Den Republikanern nützt, dass sie schon vor vier Jahren vehement forderten, Amerika solle daheim mehr, tiefer und vor allem überall nach Öl bohren: "Drill, Baby, drill!", war ein Slogan, mit dem John McCain wie Sarah Palin, das ungleiche Kandidatenduo von 2008, durchs Land zogen.

Obama steht im Ruf, sich mehr Sorgen um den Klimawandel zu machen. Dass er neulich den Bau der riesigen Keystone-Pipeline untersagte, passt in dieses Bild. Der Präsident wehrt sich und verweist darauf, dass die Nation noch nie so viel nach heimischem Rohöl gebohrt hat.
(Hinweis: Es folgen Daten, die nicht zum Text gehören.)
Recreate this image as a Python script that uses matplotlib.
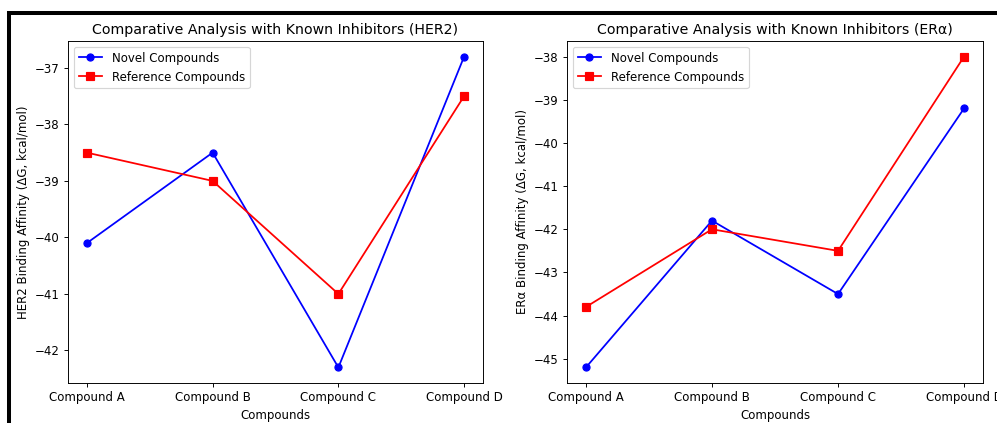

Die Zahl der US-Ölbohrtürme ist so hoch wie seit den frühen achtziger Jahren nicht mehr.

Geplagte Geringverdiener

Experten bestätigen, dass die Obama-Regierung sehr wohl versuche, langfristig den Stress an der Zapfsäule abzubauen, per Senkung der Nachfrage nämlich: Bis 2025 soll der Durchschnittsverbrauch von US-Pkw auf 4,3 Liter pro 100 Kilometer sinken, weniger als die Hälfte des Wertes von 2001 (9,5 Liter).

Maximal vier Prozent ihres Einkommens geben US-Bürger fürs Benzin aus. Aber der Schmerz sitzt tief und plagt vor allem Bürger mit niedrigem Verdienst. Laut Umfrage der Washington Post bekunden 48 Prozent aller befragten Wähler mit einem Jahreseinkommen unter 50.000 US-Dollar, der gestiegene Benzinpreis mute ihnen "schwere Entbehrungen" zu.

Genau diese Wählergruppe braucht Obama, um im November zu bestehen. Nur, dieselbe Umfrage offenbart auch: Der Widerwille gegenüber dem Demokraten, der sich als Beschützer der kleinen Leute sieht, stieg im März unter Niedrigverdienern um acht Punkte auf 52 Prozent.